Démocratie nanterrienne a dit…

@ Frédéric LN

La stratégie gagnante est en effet celle que vous évoquez. Mais c'est pour une situation où il n'y a pas de négociation "directe" et où les actions des uns et des autres deviennent le seul moyen de communiquer (voir le film "Treize jours" de Roger Donaldson sur la crise de Cuba, qui illustre joliment cet aspect des choses).
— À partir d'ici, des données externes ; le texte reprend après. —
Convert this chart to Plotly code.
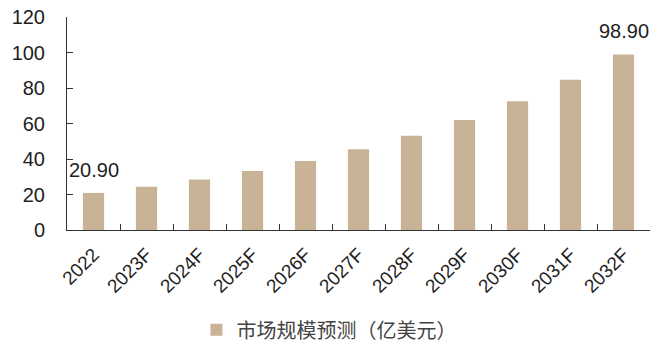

La politique est en effet un jeu à somme nulle si l'on considère l'intégralité des acteurs (y compris les abstentionnistes). Mais il ne l'est pas si on considère que la coopération de deux partis peut déboucher sur un grignotage (ou une forte augmentation) au détriment des autres partis. Il arrive que des sondages donnent 3% de voix pour A, 4% pour B et 9 à 10% dans l'hypothèse d'une liste commune A+B.

L'exemple de décision absurde le plus frappant pour illustrer cet article reste à mon avis la municipale parisienne de 2001 où l'opposition entre les deux listes de Tibéri et de Séguin ouvrit un véritable boulevard à Delanoë, faute de coopération entre ces deux listes de droite.

Merci de votre visite.


Ch. Romain

Francois a dit…

Bonjour,
J'ai participé à un jeu de ce type.
Nous avions très peu de temps pour comprendre le fonctionnement.
Lors des premiers coups, nous avons joué perso et donc pris des points alors que l'autre équipe en perdait. Jusqu'à ce qu'ils comprennent qu'on ne changerait pas et nous avons tous les deux perdus pendant quelques tours.
Puis l'animateur a proposé une négociation. J'ai négocié avec un membre de l'autre équipe et nous avons gagné ensemble pendant plusieurs tours.
A quelques tours de la fin, l'autre équipe a demandé une nouvelle négociation (notre total de point était plus élevé étant donné le début du jeu).
Pour changer, l'équipe a désigné une nouvelle négociatrice. Au retour, la négociatrice nous a annoncé que l'autre équipe ne voulait plus coopérer.
Les derniers tours étaient tous semblables et nous avons tous terminé négatif.

J'en retiens 3 leçons :
--> Ne jamais changer des négociateurs quand ca fonctionne
--> La compétition est un ressort de groupe capital
--> Ne jamais laisser négocier une femme (non la je blague bien sur :-) )

chevaliervert a dit…

C'est ce que Cohn Bendit a bien compris en "vendant" aux Verts, l'idée "Europe Ecologie" !
mais comme le démontre très bien François, il reste encore à ne pas changer de négociateurs en cours de jeu.
Ceci étant, allez voir sur le site l'intelligence du programme pour les régionales et vous constaterez que 1 + 1 + 1 est largement supérieur à 3
http://ile-de-france.regions-europe-ecologie.fr/5-la-campagne/1178-presentation-du-programme-europe-ecologie-ile-de-france/d45fcde7c0

FrédéricLN a dit…

Et qu'est-ce qu'on trouve dans ce programme vert chevaleresque ?.... Un "grand emprunt" mutualisé interrégional de 2 milliards d'euros ! Quand on parle de décisions absurdes ... ou d'irresponsabilité UMPS ... il va falloir élargir le signe : irresponsabilité UMPSEE.

Hélas la "coopération" entre acteurs politiques peut aussi être une coopération pour maximiser LEURS profits à court terme aux dépens de ... nous.